The US Department of Defense has confirmed that a massive cloud-computing contract potentially worth $10bn will be awarded to a single contractor.
Rumors had circulated that the lucrative Joint Enterprise Defense Infrastructure (JEDI) contract might be jointly awarded to Microsoft Azure and Amazon Web Services. However, a Pentagon spokesman said this morning that the award would not be split.
In an email to news site Breaking Defense, public affairs officer Lt. Col. Robert Carver wrote: "DoD will not ‘split the award,’ as the requirement remains for a single award and the solicitation calls for a single award.”
Under the JEDI contract, the DoD would consolidate most of its more than 500 cloud contracts into a single general-purpose pathfinder contract. The planned change would allow the department to implement high-speed, AI-assisted Multi-Domain Operations and take advantage of emerging technologies.
The JEDI mega-contract was awarded to Microsoft on October 25, 2019. However, in February 2020, a federal judge in Washington ordered the company to halt all work on the project after rival contractor Amazon put forward a legal challenge over how the contract was awarded.
In the challenge, Amazon has suggested that a feud between the company's chief executive, Jeff Bezos, and American president Donald Trump resulted in Microsoft's winning the contract. Amazon had been considered a front-runner to receive the contract after building cloud services for the Central Intelligence Agency.

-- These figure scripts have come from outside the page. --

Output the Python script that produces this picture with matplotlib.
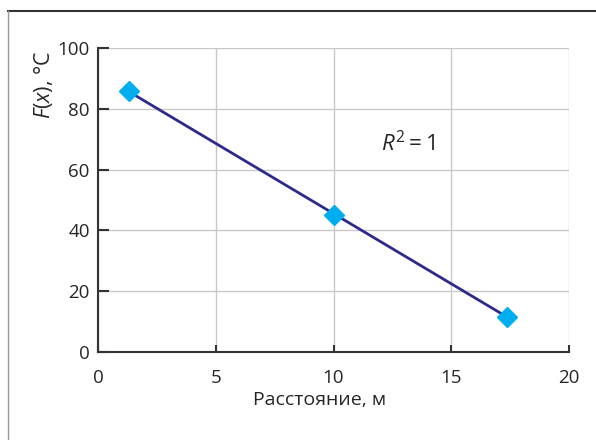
import matplotlib
matplotlib.use('Agg')
import matplotlib.pyplot as plt
from matplotlib.lines import Line2D

plt.rcParams['font.family'] = ['Open Sans', 'DejaVu Sans']
plt.rcParams['mathtext.fontset'] = 'custom'
plt.rcParams['mathtext.rm'] = 'Open Sans'
plt.rcParams['mathtext.it'] = 'Open Sans:italic'

# data
distance = [1.3, 10.0, 17.35]
temperature = [85.7, 45.0, 11.6]
x_ticks = [0, 5, 10, 15, 20]
y_ticks = [0, 20, 40, 60, 80, 100]

txt = '#262626'

fig = plt.figure(figsize=(5.96, 4.40), dpi=100)
ax = fig.add_axes([98/596, 88/440, 471/596, 304/440])

# frame around the figure (top and left edges)
fig.add_artist(Line2D([8/596, 1], [1 - 11/440, 1 - 11/440], color='#333333', lw=1.5))
fig.add_artist(Line2D([8/596, 8/596], [0, 1 - 11/440], color='#999999', lw=1.0))

# trend line through first and last point, then markers
ax.plot([distance[0], distance[-1]], [temperature[0], temperature[-1]],
        color='#2e2a8c', lw=2, zorder=3)
ax.plot(distance, temperature, linestyle='none', marker='D', markersize=10,
        color='#00aeef', zorder=4)

ax.text(13.15, 68.7, r'$\it{R}^2 = 1$', fontsize=16, color=txt,
        ha='center', va='center')

ax.set_xlim(0, 20)
ax.set_ylim(0, 100)
ax.set_xticks(x_ticks)
ax.set_yticks(y_ticks)
ax.grid(True, color='#c8c8c8', lw=1)
ax.set_axisbelow(True)

for s in ['top', 'right']:
    ax.spines[s].set_visible(False)
for s in ['left', 'bottom']:
    ax.spines[s].set_color('#333333')
    ax.spines[s].set_linewidth(1.5)

ax.tick_params(axis='y', direction='in', length=8, width=1.5, color='#333333',
               labelsize=13.5, labelcolor=txt, pad=6)
ax.tick_params(axis='x', direction='in', length=5, width=1.5, color='#333333',
               labelsize=13.5, labelcolor=txt, pad=12)

ax.set_xlabel('Расстояние, м', fontsize=14, color=txt)
ax.xaxis.set_label_coords((320 - 98) / 471, (352 - 391) / 304)
ax.set_ylabel(r'$\it{F}$($\it{x}$), °C', fontsize=15.5, color=txt,
              loc='top')
ax.yaxis.set_label_coords((55 - 98) / 471, 0.993)

fig.savefig('out.png', dpi=100)
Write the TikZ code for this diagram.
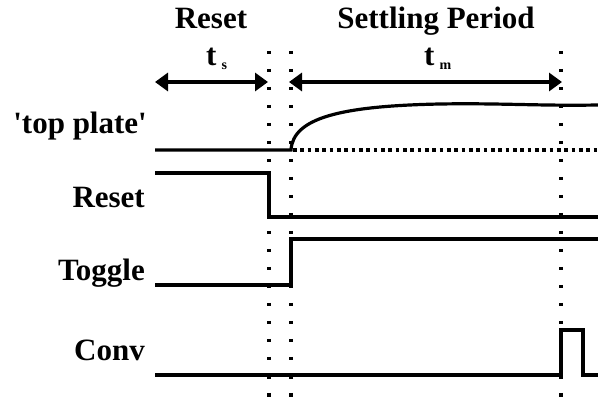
\documentclass[tikz,border=0pt]{standalone}
\usepackage{fontspec}
\setmainfont{Liberation Serif}
\usetikzlibrary{arrows.meta}
\tikzset{
  lbl/.style={font=\fontsize{31}{31}\selectfont\bfseries, inner sep=0pt},
  sig/.style={line width=3.2pt, line join=miter},
  vdots/.style={line width=3.6pt, dash pattern=on 3.6pt off 14.4pt},
  hdots/.style={line width=3.4pt, dash pattern=on 3.8pt off 3.53pt},
  span/.style={line width=4pt, {Triangle[length=13pt,width=18pt]}-{Triangle[length=13pt,width=18pt]}},
}
\newcommand{\tsub}[1]{t\,\raisebox{-4pt}{\fontsize{14}{14}\selectfont #1}}
\begin{document}
\begin{tikzpicture}[x=1pt,y=-1pt]
\useasboundingbox (0,0) rectangle (598,401);
% headings
\node[lbl, anchor=base] (hreset) at (211,29) {Reset};
\node[lbl, anchor=base] (hsettle) at (436,29) {Settling Period};
\node[lbl, anchor=base west] (ts) at (206,66) {\tsub{s}};
\node[lbl, anchor=base west] (tm) at (424,66) {\tsub{m}};
% signal labels
\node[lbl, anchor=base east] (ltop) at (147,134) {\textquotesingle top plate\textquotesingle};
\node[lbl, anchor=base east] (lreset) at (145,208) {Reset};
\node[lbl, anchor=base east] (ltoggle) at (145,281) {Toggle};
\node[lbl, anchor=base east] (lconv) at (145,360) {Conv};
% coordinates
\coordinate (d1t) at (269,50.9); \coordinate (d1b) at (269,398);
\coordinate (d2t) at (291,50.9); \coordinate (d2b) at (291,398);
\coordinate (d3t) at (561,50.9); \coordinate (d3b) at (561,398);
\coordinate (a1) at (155,82); \coordinate (a2) at (268,82);
\coordinate (a3) at (289,82); \coordinate (a4) at (562,82);
% dotted verticals
\draw[vdots] (d1t) -- (d1b);
\draw[vdots] (d2t) -- (d2b);
\draw[vdots] (d3t) -- (d3b);
% span arrows
\draw[span] (a1) -- (a2);
\draw[span] (a3) -- (a4);
% top plate
\draw[hdots] (293,150) -- (598,150);
\draw[sig] (155,150) -- (291,150) .. controls (293,118) and (340,106) .. (440,104)
  .. controls (500,103) and (540,106) .. (598,105);
% Reset
\draw[sig] (155,173) -- (269,173) -- (269,217) -- (598,217);
% Toggle
\draw[sig] (155,285) -- (291,285) -- (291,239) -- (598,239);
% Conv
\draw[sig] (155,375) -- (561,375) -- (561,330) -- (583,330) -- (583,375) -- (598,375);
\end{tikzpicture}
\end{document}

In a sealed opinion, Judge Patricia E. Campbell-Smith of the Court of Federal Claims ordered all work on the Joint Enterprise Defense Infrastructure project to cease until Amazon’s legal challenge was resolved.
Legal challenges have not been issued by other rival companies IBM, Oracle, and Google, which similarly lost out to Microsoft on this occasion. Google dropped out of the running for the contract in 2018, while Oracle and IBM were deemed not up to the challenge in early 2019.
Speaking after the JEDI contract was awarded to Microsoft, the Department of Defense said: “The acquisition process was conducted in accordance with applicable laws and regulations. All offerors were treated fairly and evaluated consistently with the solicitation’s stated evaluation criteria.”